On Time|In Time: Reimagining the Dwelling
Academic year: Spring 2024
Studio: Design IX; Capstone 
Instructor: Hansjöerg Göritz
Location: Cades Cove, NC
In this capstone studio, which focused on the implications of time within the built environment, architecture was envisioned through the lens of monumentality and longevity. Thinking about architecture through this lens allowed for a more meaningful curation of what is fundamentally essential within our interactions with designed space. Considering time, therefore, allowed architecture to escape the minutiae of our modern world and reach towards the fundamental and transcendent relationship between humans and their environment or stomping ground. Through investigating, designing, and grappling with these ideas, nature, as it always does, reveals itself to be crucially important in the human connection to something greater, something truly timeless. 
In this communal dwelling scheme, the "traditional" multi-room dwelling is broken up into separate standalone spaces, each capable of serving a variety of programmatic needs. With individual structures arranged in a complete, southern-facing semi-circle, the rhythm and play of light throughout the day becomes a key driver in how space can be utilized and perceived. The movement of inhabitants around each community, therefore, breaks away from the efficient but stagnant logic of many contemporary dwellings seen today, where time and the rhythms that subconsciously define our lives are barely, if at all, considered. 
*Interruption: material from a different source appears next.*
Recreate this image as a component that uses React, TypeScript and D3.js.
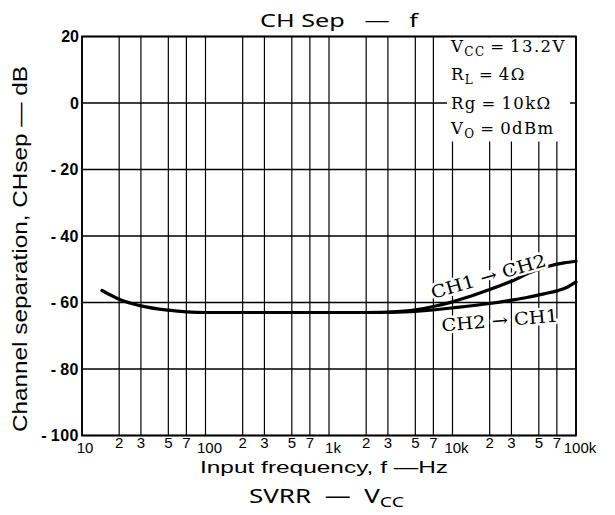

The idea and relationship of reserved and shared space within the dwelling or community is also carefully considered and crucial to ethos of the overall scheme. Architecturally, two-level spaces allow for height, enclosure, and view to dictate privacy rather than situation. Each two-level space contains a "viewport" out to both the natural landscape beyond and an internal garden at ground level. In this way, the central garden becomes the heart of each community, offering a different yet equally impactful sensorial experience to the grandiose scale of the natural landscape. These dualities of reserved-shared and natural-cultivated allow time to be experienced both inwardly, through highly personal, sensorial, and spatially amplified experiences, and externally, where experience is not directly tied to one self.